ESPN pulled the plug on its mobile offering yesterday. The service offered an ESPN branded cellphone. This comes as no great surprise.
Among Mobile ESPN’s challenges:
- ESPN is not a telecommunications brand.
- Limited selection of handsets.
- Limited range of price plans; most were higher than comparable plans from the major wireless companies.
- Limited sales channel. They were competing with companies that offer products at kiosks, online, by phone, their own stores, retail, warehouse clubs, etc.
- Many of their best prospects were locked into two year contracts.
- ESPN Mobile operated on the Sprint network, which is not as solid as Verizon’s.

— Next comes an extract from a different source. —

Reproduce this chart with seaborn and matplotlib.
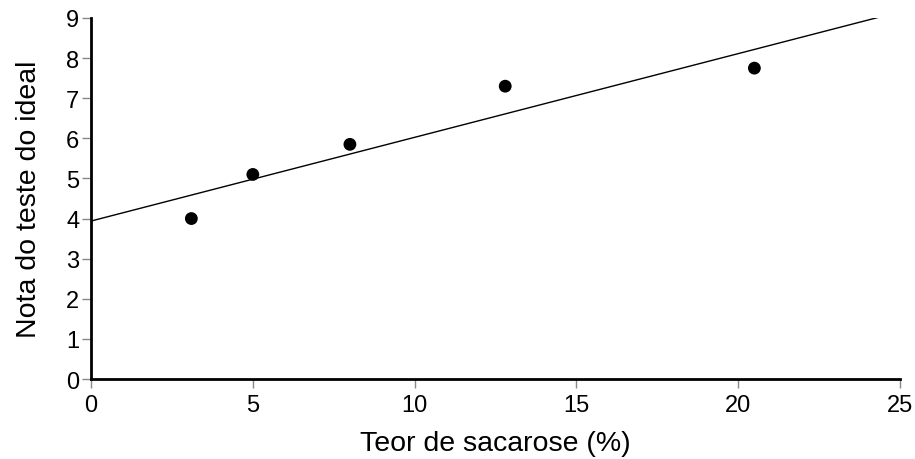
import matplotlib
matplotlib.use("Agg")
import matplotlib.pyplot as plt
import seaborn as sns
import pandas as pd
import numpy as np

sacarose = [3.1, 5.0, 8.0, 12.8, 20.5]
nota = [4.0, 5.1, 5.85, 7.3, 7.75]
x_ticks = [0, 5, 10, 15, 20, 25]
y_ticks = [0, 1, 2, 3, 4, 5, 6, 7, 8, 9]

df = pd.DataFrame({"Teor de sacarose (%)": sacarose, "Nota do teste do ideal": nota})

sns.set_theme(style="ticks")
plt.rcParams['font.family'] = ['Liberation Sans', 'DejaVu Sans']

fig = plt.figure(figsize=(9.15, 4.6), dpi=100)
ax = fig.add_axes([0.0995, 0.1739, 0.8841, 0.7848])
ax.set_xlim(0, 25)
ax.set_ylim(0, 9)

sns.regplot(data=df, x="Teor de sacarose (%)", y="Nota do teste do ideal", ax=ax,
            ci=None, truncate=False,
            scatter_kws=dict(s=85, color="black", zorder=3, edgecolor="none", alpha=1),
            line_kws=dict(color="black", lw=1.0))
ax.set_xlim(0, 25)
ax.set_ylim(0, 9)
for l in ax.get_lines():
    l.set_clip_on(True)

ax.set_xticks(x_ticks)
ax.set_yticks(y_ticks)
ax.tick_params(axis="both", direction="out", length=6.5, width=1, color="#888888",
               labelsize=17, labelcolor="black")
ax.tick_params(axis="x", pad=4.5)
ax.tick_params(axis="y", pad=2)
sns.despine(ax=ax)
for s in ["left", "bottom"]:
    ax.spines[s].set_linewidth(2)
    ax.spines[s].set_color("black")
ax.set_xlabel("Teor de sacarose (%)", fontsize=20.5, labelpad=10, color="black")
ax.set_ylabel("Nota do teste do ideal", fontsize=20.5, labelpad=17, color="black")

fig.savefig("out.png", dpi=100)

The key selling point of Mobile ESPN? Access to ESPN content over mobile broadband. You could watch sports clips and shows on the 1.5″ cellphone screen. In an HD world, you’ve got to be a real sports junkie to find that a valuable experience.
Mobile ESPN’s demise doesn’t bode well for Disney’s other offering – Disney mobile. Disney mobile has all of the challenges described above and one more: really ugly handsets.
The phones don’t even play up Disney’s brand assets – the mouse ears are nowhere to be seen. If you’re going to design phones for kids, use the characters in your line up. Cell phones are as much about fashion as they are about telecom. I might even be tempted by a Tigger phone.
Wonder how the likes of helio will weather the storm. They have strong financial backers (who are in it for the long term) so it should be interesting to see.